MAR 20, 2019 WEDNESDAY

4:00 PM – 5:00 PM

Widener Law Commonwealth
Administration Building, A180
3737 Vartan Way
Harrisburg, PA 17110

Distinguished Environmental Speaker Series: How Regulators Should Address the Potential for Stranded Shale Gas Assets

Note: If you are unable to join in person, you can view the lecture by clicking the link below. You must be logged in to the presentation prior to 3 p.m. CLE credit is only available to those at the on-campus presentation. Click here to join the broadcast presentation.

Please join us for the Distinguished Environmental Speaker Series. Professor Heather Payne will present the first lecture in the 2019 series. Her presentation is entitled, How Regulators Should Address the Potential for Stranded Shale Gas Assets.

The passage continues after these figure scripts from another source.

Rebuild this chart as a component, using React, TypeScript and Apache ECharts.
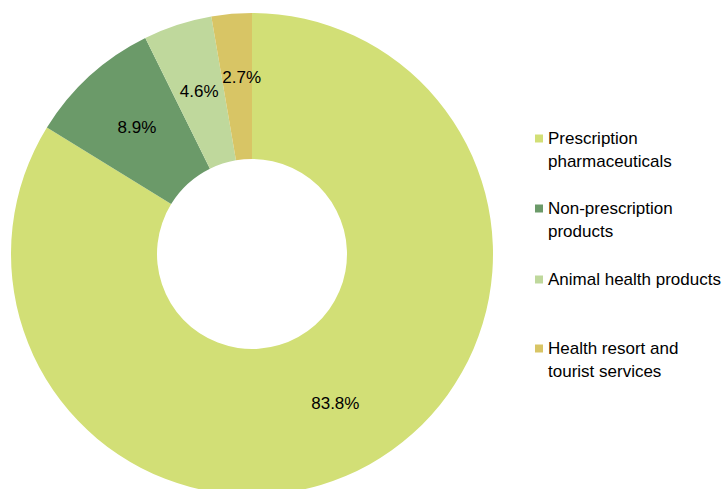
import React, { useEffect, useRef } from "react";
import * as echarts from "echarts";

const categories = [
  "Prescription\npharmaceuticals",
  "Non-prescription\nproducts",
  "Animal health products",
  "Health resort and\ntourist services",
];
const values = [83.8, 8.9, 4.6, 2.7];
const colors = ["#D2DF76", "#6B9A69", "#BFD89C", "#D8C565"];

const FONT = "'Liberation Sans', Arial, sans-serif";

export default function App() {
  const ref = useRef<HTMLDivElement>(null);
  useEffect(() => {
    if (!ref.current) return;
    const chart = echarts.init(ref.current, undefined, { renderer: "svg" });
    const legendTops = [104, 174, 268, 314];
    const legends = categories.map((c, i) => ({
      data: [c],
      left: 535,
      top: legendTops[i],
      padding: 0,
      icon: "rect",
      itemWidth: 8,
      itemHeight: 8,
      selectedMode: false,
      formatter: (name: string) => (name.includes("\n") ? "\n" + name : name),
      textStyle: {
        fontFamily: FONT,
        fontSize: 17,
        color: "#000",
        lineHeight: 23,
      },
    }));
    const data = categories.map((c, i) => {
      const item: any = { name: c, value: values[i] };
      if (i === 3) {
        // the slice is too thin for an "inside" label, so place it from the outer edge inward
        item.label = { position: "outside", distanceToLabelLine: -24 };
        item.labelLine = { show: false, length: -64, length2: 0 };
      }
      return item;
    });
    chart.setOption({
      animation: false,
      backgroundColor: "#fff",
      color: colors,
      legend: legends,
      series: [
        {
          type: "pie",
          center: [252, 254],
          radius: [95, 241],
          startAngle: 90,
          clockwise: true,
          avoidLabelOverlap: false,
          label: {
            show: true,
            position: "inside",
            fontFamily: FONT,
            fontSize: 17,
            color: "#000",
            formatter: (p: any) => p.value.toFixed(1) + "%",
          },
          labelLine: { show: false },
          emphasis: { disabled: true },
          data,
        },
      ],
    });
    return () => chart.dispose();
  }, []);
  return (
    <div
      ref={ref}
      style={{ position: "absolute", left: 0, top: 0, width: 723, height: 489 }}
    />
  );
}
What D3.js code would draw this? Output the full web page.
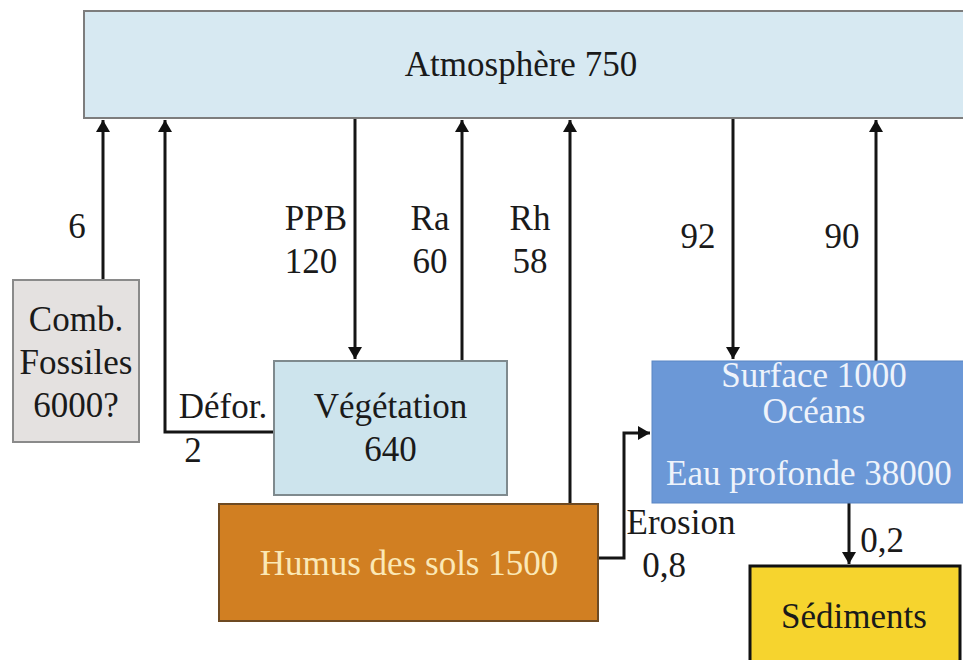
<!DOCTYPE html>
<html>
<head>
<meta charset="utf-8">
<script src="https://cdn.jsdelivr.net/npm/d3@7"></script>
<style>
  body { margin: 0; background: #fff; }
</style>
</head>
<body>
<div id="chart"></div>
<script>
// Stocks (reservoirs) and their text lines
const stockIds = ["atm", "fossil", "veg", "humus", "ocean", "sed"];
const stockLines = [
    ["Atmosphère 750"],
    ["Comb.", "Fossiles", "6000?"],
    ["Végétation", "640"],
    ["Humus des sols 1500"],
    ["Surface 1000", "Océans", "", "Eau profonde 38000"],
    ["Sédiments"]
];

// Fluxes between the stocks
const fluxFrom = ["fossil", "veg", "atm", "veg", "humus", "atm", "ocean", "humus", "ocean"];
const fluxTo = ["atm", "atm", "veg", "atm", "atm", "ocean", "atm", "ocean", "sed"];
const fluxLabels = [["6"], ["Défor.", "2"], ["PPB", "120"], ["Ra", "60"], ["Rh", "58"], ["92"], ["90"], ["Erosion", "0,8"], ["0,2"]];

const width = 963;
const height = 660;
const fontFamily = "'Liberation Serif', 'Times New Roman', Times, 'DejaVu Serif', serif";

// Layout (pixels)
const boxes = {
    atm:    { x0: 84,  x1: 975, y0: 11,  y1: 118, fill: "#d7e9f2", stroke: "#7d7d7d", sw: 2, color: "#1a1a1a", lineY: [76] },
    fossil: { x0: 13,  x1: 139, y0: 280, y1: 442, fill: "#e4e1e0", stroke: "#8a8a8a", sw: 2, color: "#1a1a1a", lineY: [331, 374, 417] },
    veg:    { x0: 274, x1: 507, y0: 361, y1: 495, fill: "#cde4ed", stroke: "#7f8a8e", sw: 2, color: "#1a1a1a", lineY: [418, 461] },
    humus:  { x0: 219, x1: 598, y0: 504, y1: 621, fill: "#d17f22", stroke: "#6e4a22", sw: 2, color: "#fbe8b6", lineY: [575] },
    ocean:  { x0: 652, x1: 975, y0: 361, y1: 503, fill: "#6b98d7", stroke: "#5a86c4", sw: 1, color: "#eef3fb", lineY: [387, 423, 0, 485] },
    sed:    { x0: 750, x1: 960, y0: 566, y1: 700, fill: "#f6d42e", stroke: "#111", sw: 3, color: "#1a1a1a", lineY: [628] }
};

// Flux routes as point lists and label anchors
const routes = [
    { pts: [[103, 280], [103, 120]], lab: [[77, 238]] },
    { pts: [[274, 432], [165, 432], [165, 120]], lab: [[223, 418], [193, 462]] },
    { pts: [[355, 118], [355, 359]], lab: [[316, 230], [311, 273]] },
    { pts: [[462, 361], [462, 120]], lab: [[430, 230], [430, 273]] },
    { pts: [[570, 504], [570, 120]], lab: [[530, 230], [530, 273]] },
    { pts: [[733, 118], [733, 359]], lab: [[698, 248]] },
    { pts: [[876, 361], [876, 120]], lab: [[842, 248]] },
    { pts: [[598, 558], [624, 558], [624, 433], [650, 433]], lab: [[681, 534], [664, 577]] },
    { pts: [[849, 503], [849, 564]], lab: [[882, 552]] }
];

const svg = d3.select("#chart")
    .append("svg")
    .attr("width", width)
    .attr("height", height);

svg.append("defs")
    .append("marker")
    .attr("id", "head")
    .attr("viewBox", "0 0 12 14")
    .attr("refX", 12)
    .attr("refY", 7)
    .attr("markerWidth", 12)
    .attr("markerHeight", 14)
    .attr("markerUnits", "userSpaceOnUse")
    .attr("orient", "auto")
    .append("path")
    .attr("d", "M0,0 L12,7 L0,14 Z")
    .attr("fill", "#111");

// Draw flux arrows (under the boxes)
const line = d3.line();
svg.selectAll(".flux")
    .data(routes)
    .enter()
    .append("path")
    .attr("class", "flux")
    .attr("d", d => line(d.pts))
    .attr("fill", "none")
    .attr("stroke", "#151515")
    .attr("stroke-width", 3)
    .attr("marker-end", "url(#head)");

// Draw stock boxes
const stockG = svg.selectAll(".stock")
    .data(stockIds)
    .enter()
    .append("g")
    .attr("class", "stock");

stockG.append("rect")
    .attr("x", id => boxes[id].x0)
    .attr("y", id => boxes[id].y0)
    .attr("width", id => boxes[id].x1 - boxes[id].x0)
    .attr("height", id => boxes[id].y1 - boxes[id].y0)
    .attr("fill", id => boxes[id].fill)
    .attr("stroke", id => boxes[id].stroke)
    .attr("stroke-width", id => boxes[id].sw);

// Stock text
stockIds.forEach((id, i) => {
    const b = boxes[id];
    let cx = (b.x0 + Math.min(b.x1, width)) / 2;
    if (id === "atm") cx = 521;
    if (id === "ocean") cx = 809;
    if (id === "sed") cx = 854;
    if (id === "humus") cx = 409;
    stockLines[i].forEach((t, k) => {
        if (!t) return;
        svg.append("text")
            .attr("x", id === "ocean" && k < 2 ? cx + 5 : cx)
            .attr("y", b.lineY[k])
            .attr("text-anchor", "middle")
            .attr("font-family", fontFamily)
            .attr("font-size", 35)
            .attr("fill", b.color)
            .text(t);
    });
});

// Flux labels
fluxLabels.forEach((lab, i) => {
    lab.forEach((t, k) => {
        svg.append("text")
            .attr("x", routes[i].lab[k][0])
            .attr("y", routes[i].lab[k][1])
            .attr("text-anchor", "middle")
            .attr("font-family", fontFamily)
            .attr("font-size", 35)
            .attr("fill", "#1a1a1a")
            .text(t);
    });
});
</script>
</body>
</html>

1 free substantive CLE credit is available. The lecture series is sponsored by the Widener Law Commonwealth Environmental Law and Sustainability Center.

Click here to register.

Heather Payne is an associate professor at Seton Hall University School of Law and an emerging leader in the areas of energy law, environmental law, and evolving regulatory policy. A former chemical engineer and corporate executive, she brings a deep understanding of both the technical and economic implications of policies to address new realities in a carbon- and water-constrained world.  Before joining the Seton Hall law faculty in 2018, Professor Payne was fellow and assistant director of the Center for Climate, Energy, Environment and Economics (CE3) at the University of North Carolina School of Law. Prior to entering academia, she clerked for Judge Martha Geer on the North Carolina Court of Appeals, and worked with Sears Holdings Corporation and Honeywell International. Professor Payne holds a BChE in chemical engineering where she graduated with high honors from the Georgia Institute of Technology, and a juris doctorate from University of North Carolina School of Law, where she graduated with high honors and served as a member of the North Carolina Law Review and symposium editor for Environmental Law Project.